Unless you’ve been on the other side of the planet you can’t have missed the story of Rona Tynan, a Highland mother of two who has just returned from the other side of the planet. Rona has secondary progressive MS, and before she hopped on a plane last month, she was at 7.5 on the disability scale. The scale only goes up to 10.
Which means she didn’t ‘hop’ on a plane at all. Rona is in a wheelchair and her trip wasn’t a holiday. Rona and her husband Mick travelled to Mexico for a month for Rona to undergo pioneering stem-cell therapy in the hope of halting the progression of the crippling disease.
Autologous Haematopoietic Stem Cell Transplantation (AHSCT) is no walk in the park. It’s a gruelling treatment which kicks off with the painful harvesting of stem cells from the patient’s bone marrow. Once the stem cells are recovered and stored, the patient’s MS-ridden immune system is wiped out using several rounds of high-dose chemotherapy. The harvested cells are then returned to the body, hopefully ‘re-booting’ the faulty immune system in the process. And then – fingers crossed – recovery can start; recovery from the surgery and chemotherapy, that is, not necessarily recovery from the symptoms of MS.
Because there are no guarantees with this procedure. In fact there are serious risks. A month before Rona travelled to Mexico an MS patient died of sepsis in the final stages of the same treatment, although fatalities are rare. Zapping the immune system is a necessary part of the treatment, but puts patients at risk of infection, so Rona will have to be tremendously careful over the next few months to remain free of infection as her body rebuilds.
Armies of friends scrubbed and disinfected Rona’s already clean house prior to her return, and visitors are restricted to close family and friends. While donations of cake and baking are welcome the rules state that salads and soft fruits are off the menu, as are unpasteurised foods and raw meat.
Right now the overall picture is looking pretty good. Although still exhausted and confined to bed, Rona is experiencing positive results from her treatment.
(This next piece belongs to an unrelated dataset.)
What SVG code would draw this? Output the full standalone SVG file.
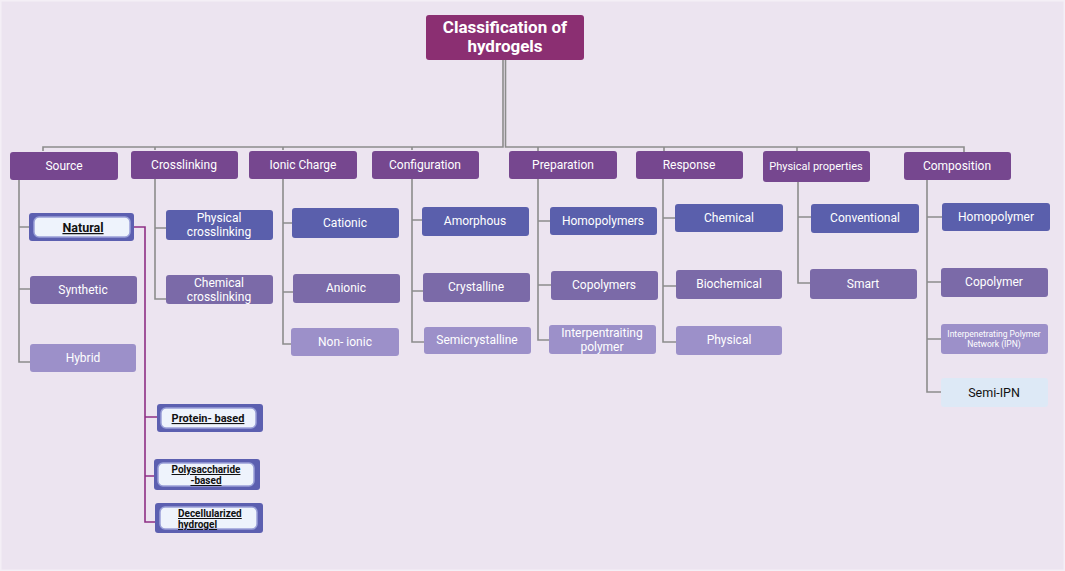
<svg xmlns="http://www.w3.org/2000/svg" width="1065" height="571" viewBox="0 0 1065 571">
<defs>
<style>
.bg{fill:#ece4f0}
.cat{fill:#76478f}
.r1{fill:#5a5fac}
.r2{fill:#7b6aa8}
.r3{fill:#9c90c9}
.t{font-family:Roboto,"Liberation Sans",sans-serif;font-size:12px;fill:#ffffff;text-anchor:middle}
.tb{font-family:Roboto,"Liberation Sans",sans-serif;font-weight:bold;fill:#111111;text-decoration:underline}
.ln{stroke:#8c8c8c;stroke-width:1.6;fill:none}
.pl{stroke:#8e2f85;stroke-width:1.6;fill:none}
.sp{fill:#5c5fb0}
.spi{fill:#eef3fc;stroke:#9aa0d8;stroke-width:1.5}
</style>
</defs>
<rect class="bg" x="0" y="0" width="1065" height="571"/>
<rect x="0.75" y="0.75" width="1063.5" height="569.5" fill="none" stroke="#f4eff6" stroke-width="1.5"/>

<g id="connectors">
<path class="ln" d="M503 60 V147 H43 V151 M155 147 V150 M283 147 V150 M412 147 V150"/>
<path class="ln" d="M505.5 60 V147 H964 V152 M538 147 V151 M664 147 V151 M797 147 V151"/>
<path class="ln" d="M19 180 V362 H30 M19 227 H29 M19 289 H30"/>
<path class="ln" d="M155 178 V299 H166 M155 228 H166"/>
<path class="ln" d="M283 178 V344 H291 M283 223 H292 M283 292 H293"/>
<path class="ln" d="M412 178 V342 H424 M412 220 H422 M412 291 H423"/>
<path class="ln" d="M538 179 V340 H549 M538 221 H550 M538 285 H551"/>
<path class="ln" d="M663 179 V342 H676 M663 218 H675 M663 286 H676"/>
<path class="ln" d="M798 181 V283 H810 M798 217 H811"/>
<path class="ln" d="M927 180 V392 H941 M927 217 H942 M927 282 H941 M927 339 H941"/>
<path class="pl" d="M134 227 H145 V522 H155 M145 417 H157 M145 476 H154"/>
</g>

<g id="title">
<rect x="426" y="15" width="158" height="45" rx="3" fill="#8b2f72"/>
<text x="505" y="33" font-family="Roboto,'Liberation Sans',sans-serif" font-size="17" font-weight="bold" fill="#fff" text-anchor="middle">Classification of</text>
<text x="505" y="52" font-family="Roboto,'Liberation Sans',sans-serif" font-size="17" font-weight="bold" fill="#fff" text-anchor="middle">hydrogels</text>
</g>

<g id="source"><rect class="cat" x="10" y="152" width="108" height="28" rx="3"/><text class="t" x="64" y="170">Source</text></g>
<g id="crosslinking"><rect class="cat" x="131" y="151" width="107" height="28" rx="3"/><text class="t" x="184" y="169">Crosslinking</text></g>
<g id="ionic-charge"><rect class="cat" x="249" y="151" width="108" height="28" rx="3"/><text class="t" x="303" y="169">Ionic Charge</text></g>
<g id="configuration"><rect class="cat" x="372" y="151" width="107" height="28" rx="3"/><text class="t" x="425" y="169">Configuration</text></g>
<g id="preparation"><rect class="cat" x="509" y="151" width="108" height="28" rx="3"/><text class="t" x="563" y="169">Preparation</text></g>
<g id="response"><rect class="cat" x="636" y="151" width="107" height="28" rx="3"/><text class="t" x="689" y="169">Response</text></g>
<g id="physical-properties"><rect class="cat" x="763" y="151" width="107" height="31" rx="3"/><text class="t" x="816" y="170" style="font-size:11px">Physical properties</text></g>
<g id="composition"><rect class="cat" x="904" y="152" width="107" height="28" rx="3"/><text class="t" x="957" y="170">Composition</text></g>

<g id="natural"><rect class="sp" x="29" y="213" width="105" height="28" rx="3"/><rect class="spi" x="34" y="217" width="96" height="20" rx="5"/><text class="tb" x="83" y="232" font-size="12.5" text-anchor="middle">Natural</text></g>
<g id="synthetic"><rect class="r2" x="30" y="276" width="107" height="28" rx="3"/><text class="t" x="83" y="294">Synthetic</text></g>
<g id="hybrid"><rect class="r3" x="30" y="344" width="106" height="28" rx="3"/><text class="t" x="83" y="362">Hybrid</text></g>

<g id="protein-based"><rect class="sp" x="157" y="404" width="106" height="28" rx="3"/><rect class="spi" x="161" y="408" width="95" height="20" rx="5"/><text class="tb" x="208" y="422" font-size="11" text-anchor="middle">Protein- based</text></g>
<g id="polysaccharide-based"><rect class="sp" x="154" y="459" width="106" height="31" rx="3"/><rect class="spi" x="158" y="463" width="96" height="23" rx="5"/><text class="tb" x="206" y="473" font-size="10" text-anchor="middle">Polysaccharide</text><text class="tb" x="206" y="484" font-size="10" text-anchor="middle">-based</text></g>
<g id="decellularized-hydrogel"><rect class="sp" x="155" y="503" width="108" height="30" rx="3"/><rect class="spi" x="160" y="507" width="97" height="22" rx="5"/><text class="tb" x="178" y="517" font-size="10">Decellularized </text><text class="tb" x="178" y="528" font-size="10">hydrogel</text></g>

<g id="physical-crosslinking"><rect class="r1" x="166" y="210" width="107" height="30" rx="3"/><text class="t" x="219" y="222">Physical</text><text class="t" x="219" y="236">crosslinking</text></g>
<g id="chemical-crosslinking"><rect class="r2" x="166" y="275" width="107" height="29" rx="3"/><text class="t" x="219" y="287">Chemical</text><text class="t" x="219" y="301">crosslinking</text></g>

<g id="cationic"><rect class="r1" x="292" y="208" width="107" height="30" rx="3"/><text class="t" x="345" y="227">Cationic</text></g>
<g id="anionic"><rect class="r2" x="293" y="274" width="107" height="29" rx="3"/><text class="t" x="346" y="292">Anionic</text></g>
<g id="non-ionic"><rect class="r3" x="291" y="328" width="108" height="28" rx="3"/><text class="t" x="345" y="346">Non- ionic</text></g>

<g id="amorphous"><rect class="r1" x="422" y="207" width="107" height="29" rx="3"/><text class="t" x="475" y="225">Amorphous</text></g>
<g id="crystalline"><rect class="r2" x="423" y="273" width="107" height="29" rx="3"/><text class="t" x="476" y="291">Crystalline</text></g>
<g id="semicrystalline"><rect class="r3" x="424" y="327" width="107" height="27" rx="3"/><text class="t" x="477" y="344">Semicrystalline</text></g>

<g id="homopolymers"><rect class="r1" x="550" y="207" width="107" height="28" rx="3"/><text class="t" x="603" y="225">Homopolymers</text></g>
<g id="copolymers"><rect class="r2" x="551" y="271" width="107" height="29" rx="3"/><text class="t" x="604" y="289">Copolymers</text></g>
<g id="interpentraiting-polymer"><rect class="r3" x="549" y="325" width="107" height="29" rx="3"/><text class="t" x="602" y="337">Interpentraiting</text><text class="t" x="602" y="351">polymer</text></g>

<g id="chemical"><rect class="r1" x="675" y="204" width="108" height="28" rx="3"/><text class="t" x="729" y="222">Chemical</text></g>
<g id="biochemical"><rect class="r2" x="676" y="270" width="106" height="29" rx="3"/><text class="t" x="729" y="288">Biochemical</text></g>
<g id="physical"><rect class="r3" x="676" y="326" width="106" height="29" rx="3"/><text class="t" x="729" y="344">Physical</text></g>

<g id="conventional"><rect class="r1" x="811" y="204" width="108" height="29" rx="3"/><text class="t" x="865" y="222">Conventional</text></g>
<g id="smart"><rect class="r2" x="810" y="269" width="107" height="30" rx="3"/><text class="t" x="863" y="288">Smart</text></g>

<g id="homopolymer"><rect class="r1" x="942" y="203" width="108" height="28" rx="3"/><text class="t" x="996" y="221">Homopolymer</text></g>
<g id="copolymer"><rect class="r2" x="941" y="268" width="107" height="29" rx="3"/><text class="t" x="994" y="286">Copolymer</text></g>
<g id="ipn"><rect class="r3" x="941" y="324" width="107" height="30" rx="3"/><text class="t" x="994" y="337" style="font-size:8.5px">Interpenetrating Polymer</text><text class="t" x="994" y="347" style="font-size:8.5px">Network (IPN)</text></g>
<g id="semi-ipn"><rect x="941" y="378" width="107" height="29" rx="3" fill="#dde9f6"/><text class="t" x="994" y="397" style="fill:#111111;font-size:12.5px">Semi-IPN</text></g>
</svg>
Within days of her stem cells being returned to her body she began to feel warmth down the left side of her body for the first time in years. It may not mean much to you or me to occasionally be able to wiggle our toes, but to Rona that’s a massive progression. And to be able to unclench a hand that has been fist-like for months, and to squeeze her husband’s hand in her own…well, that must have been a very special moment.
What is the prognosis? It’s hard to say. Some patients who have undergone the same treatment as Rona have reported little or no improvement in their symptoms, but been delighted that the progression of their MS has been halted. Others have been able to walk again, either unaided or with a stick. One or two – admittedly less disabled than Rona was before she travelled to Mexico – report they are practically symptom free.
It’s also hard to know when Rona might feel the benefits; sometimes recovery is almost immediate, for others it takes months, even up to two years. Rona is celebrating every positive sign.
Visiting Mexico to undergo stem-cell therapy wasn’t something Rona had considered for herself until this spring, when she contacted fellow Inverness MS patient Colin Campbell after seeing his story in the news. Colin had planned to travel to Switzerland this June to complete his life by self-administered lethal infusion at the LifeCircle Clinic. Rona befriended Colin and persuaded him that a life with MS was still a life worth living. Thanks to Rona, Colin is now happily settled in assisted accommodation in Greenock, although, as he says, his Switzerland plans are only ‘on hold’. The pair are still in close contact.
By way of thanks Colin gave Rona the file of his research into stem-cell therapy. That sparked an interest in Rona, and she and Mick started their own months of research. It seemed a risk worth taking. The total cost of £60,000 for travel, treatment and hospital and hotel accommodation in Mexico was crowd-funded by family, friends, well-wishers and local businesses. But that’s not how Rona would like it to be.
Just as Colin feels that he and other terminal patients should have the right to die in Scotland, rather than having to travel abroad, so Rona feels that MS patients should be entitled to receive stem cell treatment in Scotland. Trials are available in England to a very select number of NHS patients, but none from Scotland has been put forward.
Rona is a formidable woman – fiercely intelligent, relentlessly determined, and with a passion to help others to get the treatment she has had, only closer to home and without having to shake a bucket to raise the money to do so.
Less than a fortnight home, and she has been giving TV and radio interviews from her bedside, rallying for support for her cause. If that’s what Rona can do while she’s still in pain and having to nap between taking and making calls, once she gets her strength back, NHS Scotland had better watch out!